- Problem description
Output the full listing below exactly as it reads, and skip anything that is a picture.

- Provided data
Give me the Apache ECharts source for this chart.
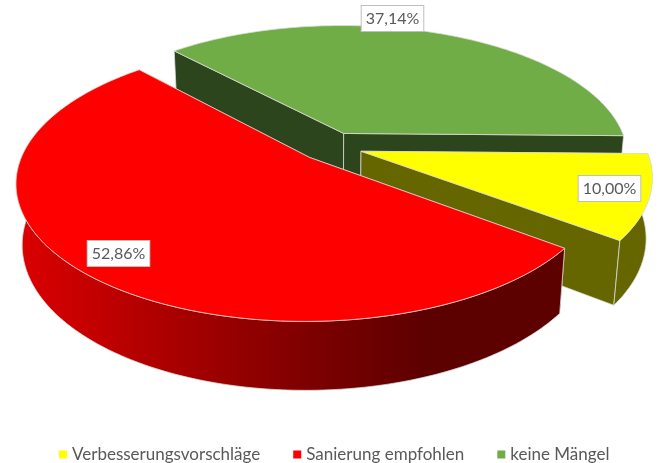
<!DOCTYPE html>
<html>
<head>
<meta charset="utf-8">
<title>Pie</title>
<script src="https://cdn.jsdelivr.net/npm/echarts@6/dist/echarts.min.js"></script>
<style>
  html, body { margin: 0; padding: 0; background: #fff; }
  #chart { width: 658px; height: 463px; }
</style>
</head>
<body>
<div id="chart"></div>
<script>
const categories = ['Verbesserungsvorschläge', 'Sanierung empfohlen', 'keine Mängel'];
const shares = [10.00, 52.86, 37.14];

// slice colours, same order as categories
const topColors = ['#ffff00', '#ff0000', '#70ad47'];
const faceColors = ['#666600', '#5c0000', '#2c451c'];
const drawOrder = [2, 3, 1]; // z of each slice, red sits in front
const labelPos = [[609.5, 188.5], [118.5, 253.5], [392.5, 18.5]];

// projection of the tilted pie
const view = { ox: 331, oy: 146.5, a: 284, b: 131, drop: 60.5, persp: 0.175, perspDrop: 0.019 };
const firstAngle = 91; // degrees clockwise from 12 o'clock
const explode = 0.111;
const edgeColor = '#dedede';
const rimFacing = [88, 275]; // part of the circle whose rim faces the viewer

const total = shares.reduce((s, v) => s + v, 0);
const toRad = (deg) => deg * Math.PI / 180;

function sliceAngles(index) {
  let start = firstAngle;
  for (let i = 0; i < index; i++) {
    start += shares[i] / total * 360;
  }
  return [start, start + shares[index] / total * 360];
}

function project(x, y, down) {
  const w = 1 + view.persp * y + view.perspDrop * down;
  return [
    view.ox + view.a * x / w,
    view.oy + (-view.b * y + view.drop * down) / w,
  ];
}

function buildSlice(index) {
  const [start, end] = sliceAngles(index);
  const mid = toRad((start + end) / 2);
  const cx = explode * Math.sin(mid);
  const cy = explode * Math.cos(mid);
  const rimPoint = (deg, down) => project(cx + Math.sin(toRad(deg)), cy + Math.cos(toRad(deg)), down);
  const apex = (down) => project(cx, cy, down);

  const arc = (from, to, down) => {
    const points = [];
    for (let deg = from; deg < to; deg += 1) {
      points.push(rimPoint(deg, down));
    }
    points.push(rimPoint(to, down));
    return points;
  };

  const face = faceColors[index];
  const rimFill = index === 1
    ? new echarts.graphic.LinearGradient(16, 0, 430, 0, [
        { offset: 0, color: '#dc0000' },
        { offset: 0.72, color: '#7c0000' },
        { offset: 1, color: '#5c0000' },
      ], true)
    : face;
  const line = { stroke: edgeColor, lineWidth: 0.75 };
  const poly = (points, fill) => ({ type: 'polygon', shape: { points }, style: { fill, ...line } });

  const children = [
    poly([apex(0), rimPoint(start, 0), rimPoint(start, 1), apex(1)], face),
    poly([apex(0), rimPoint(end, 0), rimPoint(end, 1), apex(1)], face),
  ];
  const rimFrom = Math.max(start, rimFacing[0]);
  const rimTo = Math.min(end, rimFacing[1]);
  if (rimFrom < rimTo) {
    children.push(poly(arc(rimFrom, rimTo, 0).concat(arc(rimFrom, rimTo, 1).reverse()), rimFill));
  }
  children.push(poly([apex(0)].concat(arc(start, end, 0)), topColors[index]));
  children.push({
    type: 'text',
    x: labelPos[index][0],
    y: labelPos[index][1],
    z2: 10,
    style: {
      text: shares[index].toFixed(2).replace('.', ',') + '%',
      fill: '#595959',
      font: '16px Lato',
      align: 'center',
      verticalAlign: 'middle',
      backgroundColor: '#fff',
      borderColor: '#bfbfbf',
      borderWidth: 1,
      padding: [5, 4, 4, 4],
    },
  });
  return children;
}

const chart = echarts.init(document.getElementById('chart'));
chart.setOption({
  animation: false,
  backgroundColor: '#fff',
  legend: {
    data: categories,
    left: 54,
    top: 441,
    icon: 'rect',
    itemWidth: 8,
    itemHeight: 8,
    itemGap: 33,
    textStyle: { color: '#595959', fontSize: 17, fontFamily: 'Lato' },
  },
  series: categories.map((name, index) => ({
    type: 'custom',
    name,
    z: drawOrder[index],
    coordinateSystem: 'none',
    itemStyle: { color: topColors[index] },
    data: [shares[index]],
    renderItem: () => ({ type: 'group', children: buildSlice(index) }),
  })),
});
</script>
</body>
</html>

- Reply to the task
Give me the Apache ECharts source for this chart.
<!DOCTYPE html>
<html>
<head>
<meta charset="utf-8">
<title>Pie</title>
<script src="https://cdn.jsdelivr.net/npm/echarts@6/dist/echarts.min.js"></script>
<style>
  html, body { margin: 0; padding: 0; background: #fff; }
  #chart { width: 658px; height: 463px; }
</style>
</head>
<body>
<div id="chart"></div>
<script>
const categories = ['Verbesserungsvorschläge', 'Sanierung empfohlen', 'keine Mängel'];
const shares = [10.00, 52.86, 37.14];

// slice colours, same order as categories
const topColors = ['#ffff00', '#ff0000', '#70ad47'];
const faceColors = ['#666600', '#5c0000', '#2c451c'];
const drawOrder = [2, 3, 1]; // z of each slice, red sits in front
const labelPos = [[609.5, 188.5], [118.5, 253.5], [392.5, 18.5]];

// projection of the tilted pie
const view = { ox: 331, oy: 146.5, a: 284, b: 131, drop: 60.5, persp: 0.175, perspDrop: 0.019 };
const firstAngle = 91; // degrees clockwise from 12 o'clock
const explode = 0.111;
const edgeColor = '#dedede';
const rimFacing = [88, 275]; // part of the circle whose rim faces the viewer

const total = shares.reduce((s, v) => s + v, 0);
const toRad = (deg) => deg * Math.PI / 180;

function sliceAngles(index) {
  let start = firstAngle;
  for (let i = 0; i < index; i++) {
    start += shares[i] / total * 360;
  }
  return [start, start + shares[index] / total * 360];
}

function project(x, y, down) {
  const w = 1 + view.persp * y + view.perspDrop * down;
  return [
    view.ox + view.a * x / w,
    view.oy + (-view.b * y + view.drop * down) / w,
  ];
}

function buildSlice(index) {
  const [start, end] = sliceAngles(index);
  const mid = toRad((start + end) / 2);
  const cx = explode * Math.sin(mid);
  const cy = explode * Math.cos(mid);
  const rimPoint = (deg, down) => project(cx + Math.sin(toRad(deg)), cy + Math.cos(toRad(deg)), down);
  const apex = (down) => project(cx, cy, down);

  const arc = (from, to, down) => {
    const points = [];
    for (let deg = from; deg < to; deg += 1) {
      points.push(rimPoint(deg, down));
    }
    points.push(rimPoint(to, down));
    return points;
  };

  const face = faceColors[index];
  const rimFill = index === 1
    ? new echarts.graphic.LinearGradient(16, 0, 430, 0, [
        { offset: 0, color: '#dc0000' },
        { offset: 0.72, color: '#7c0000' },
        { offset: 1, color: '#5c0000' },
      ], true)
    : face;
  const line = { stroke: edgeColor, lineWidth: 0.75 };
  const poly = (points, fill) => ({ type: 'polygon', shape: { points }, style: { fill, ...line } });

  const children = [
    poly([apex(0), rimPoint(start, 0), rimPoint(start, 1), apex(1)], face),
    poly([apex(0), rimPoint(end, 0), rimPoint(end, 1), apex(1)], face),
  ];
  const rimFrom = Math.max(start, rimFacing[0]);
  const rimTo = Math.min(end, rimFacing[1]);
  if (rimFrom < rimTo) {
    children.push(poly(arc(rimFrom, rimTo, 0).concat(arc(rimFrom, rimTo, 1).reverse()), rimFill));
  }
  children.push(poly([apex(0)].concat(arc(start, end, 0)), topColors[index]));
  children.push({
    type: 'text',
    x: labelPos[index][0],
    y: labelPos[index][1],
    z2: 10,
    style: {
      text: shares[index].toFixed(2).replace('.', ',') + '%',
      fill: '#595959',
      font: '16px Lato',
      align: 'center',
      verticalAlign: 'middle',
      backgroundColor: '#fff',
      borderColor: '#bfbfbf',
      borderWidth: 1,
      padding: [5, 4, 4, 4],
    },
  });
  return children;
}

const chart = echarts.init(document.getElementById('chart'));
chart.setOption({
  animation: false,
  backgroundColor: '#fff',
  legend: {
    data: categories,
    left: 54,
    top: 441,
    icon: 'rect',
    itemWidth: 8,
    itemHeight: 8,
    itemGap: 33,
    textStyle: { color: '#595959', fontSize: 17, fontFamily: 'Lato' },
  },
  series: categories.map((name, index) => ({
    type: 'custom',
    name,
    z: drawOrder[index],
    coordinateSystem: 'none',
    itemStyle: { color: topColors[index] },
    data: [shares[index]],
    renderItem: () => ({ type: 'group', children: buildSlice(index) }),
  })),
});
</script>
</body>
</html>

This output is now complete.